Bayangkan, seseorang yang hatinya selalu didekatkan dan bahkan disambungkan dengan Dia, sumber segala keagungan dan kesucian, maka pikiran, perasaan, ucapakn, dan tindakan akan mantap, tenang, dan jernih. Sebaliknya, mereka yang hati dan pikirannya dipenuhi energi negatif, keji, dan kotor seperti halnya penuh prasangka, iri, tidak senang melihat orang lain sukses dan bahagia, senang mengambil hak orang lain, maka gerak-gerik ucapan, ekspresi wajah, dan tindakannya akan selalu merusak apapun dan siapapun yang berada di sekelilingnya.
Spirit dan makna isra sungguh relevan untuk siapapun yang hendak memperoleh pencerahan hati dan pikiran dengan jalan mendobrak dominasi hedonisme yang dilambangkan dengan gelapnya malam, yang oleh Rasulullah Muhammad justru dibalik sebagai sebuah pendakian sepi dan penuh privasi menuju orbit kesadaran batin yang lebih tinggi dengan jalan mikraj. Suasana Indonesia dan dunia hari-hari ini adalah sebuah dunia yang gelap, dunia yang karut-marut akibat gaya hidup yang hedonistik dan dikendalikan oleh hati dan pikiran yang tidak senang melihat orang lain hidup damai dan bahagia. Sebuah proses perubahan sosial yang berlangsung tanpa kendali hati nurani yang tulus dan pikiran yang mencerahkan. Sebuah hiruk-pikuk politik yang berjalan tanpa desain dan aktor yang memiliki komitmen kuat terhadap upaya menegakkan nilai-nilai kemanusiaan dan keadilan sebagaimana yang dicontohkan Nabi Muhammad ketika harus berjalan sendiri dalam gelap menuju jalan terang dengan berbagai rintangan yang sangat berat.

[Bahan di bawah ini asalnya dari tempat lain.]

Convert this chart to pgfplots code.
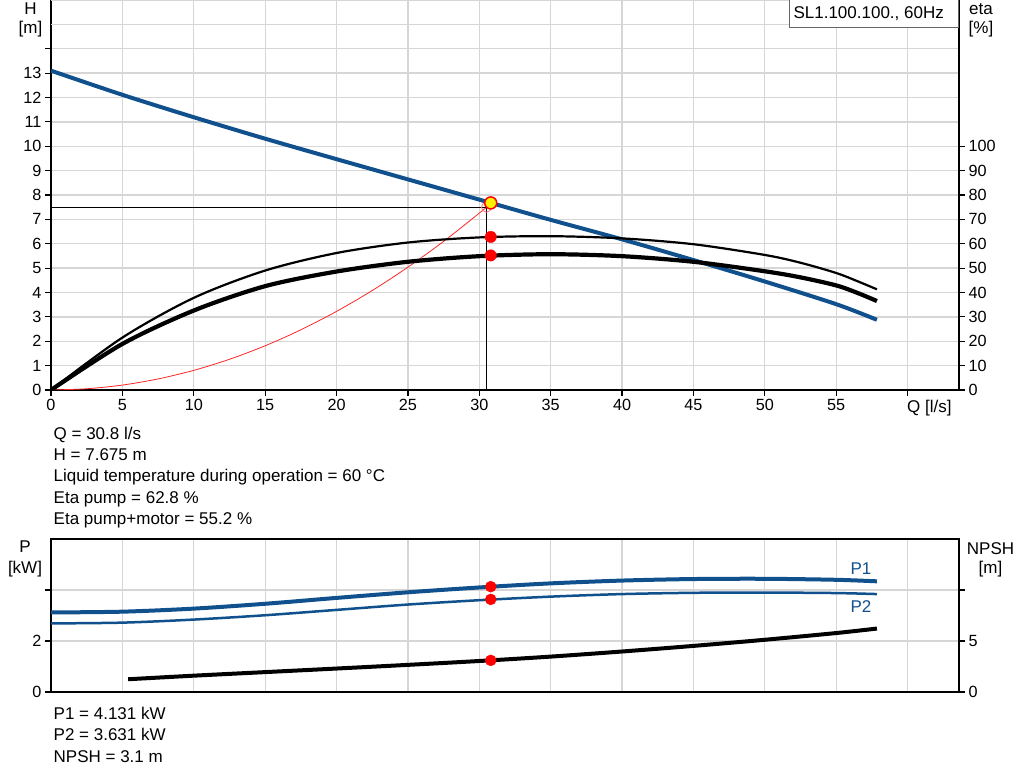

Nabi Muhammad menawarkan jalan pembebasan yang disebut mikraj, yang berarti sebuah transendensi diri keluar dari kungkungan rutinitas hidup dan dominasi materi menuju langit spiritualitas untuk lebih dekat lagi dengan Tuhan. Pemimpin sejati yang berhasil memimpin dunia adalah mereka yang mampu keluar dari jeratan dunia lalu kesadarannya mengatasi dunia. Bagaimana mungkin seorang pemimpin akan berhasil mencerahkan jalannya sejarah kalau dia masih terpenjara dalam tembok jabatan, pangkat, popularitas, dan harta benda? Bagaimana mungkin seorang pemimpin akan bisa menegakkan keadilan jika dirinya tengah menikmati kekuasaan yang disangga oleh ketidakadilan? Oleh karena itu, makna dan pesan isra dan mikraj sesungguhnya tepat bagi mereka yang tidak ingin hidupnya terpenjara oleh sisi gelap (the dark side) dari sejarah kemanusiaan. Para politisi yang selalu meneriakkan reformasi dan clean government akan dengan mudah kehilangan arah, jika tidak memiliki komitmen dan kesanggupan yang kuat untuk melakukan isra dan mikraj, berjalan melawan arus gravitasi bumi hedonism untuk mencapai langit kesadaran ilahi sehingga memperoleh derajat kemerdekaan yang sejati. Demikian kuatnya tekad dan pribadi Muhammad untuk menggapai tangan Tuhan, sampai-sampai sayap sang Jibril terbakar tidak kuat mendampingi Muhammad karena Jibril tidak mampu lagi mewadahi luapan cahaya terang dari kasih-Nya.
Pada tahap mikraj ini, kesadaran Muhammad berada dipuncak eksistensi kosmologis sehingga terlihat planet bumi dan hiruk-pikuk penghuninya bagaikan kita memandang segerombolan ikan dalam sebuah akuarium. Ikan-ikan itu beranggapan bahwa dunianya adalah pusat jagad raya, karena mereka tidak tahu bahwa luasnya akuarium akan lenyap seketika dilemparkan ke tengah lautan. Demikian sempitnya tahap kesadaran manusia ketika masih terkurung oleh langit bumi yang ruang lingkupnya bagaikan seluas tempurung kelapa ketika dibandingkan dengan luasnya jagad raya.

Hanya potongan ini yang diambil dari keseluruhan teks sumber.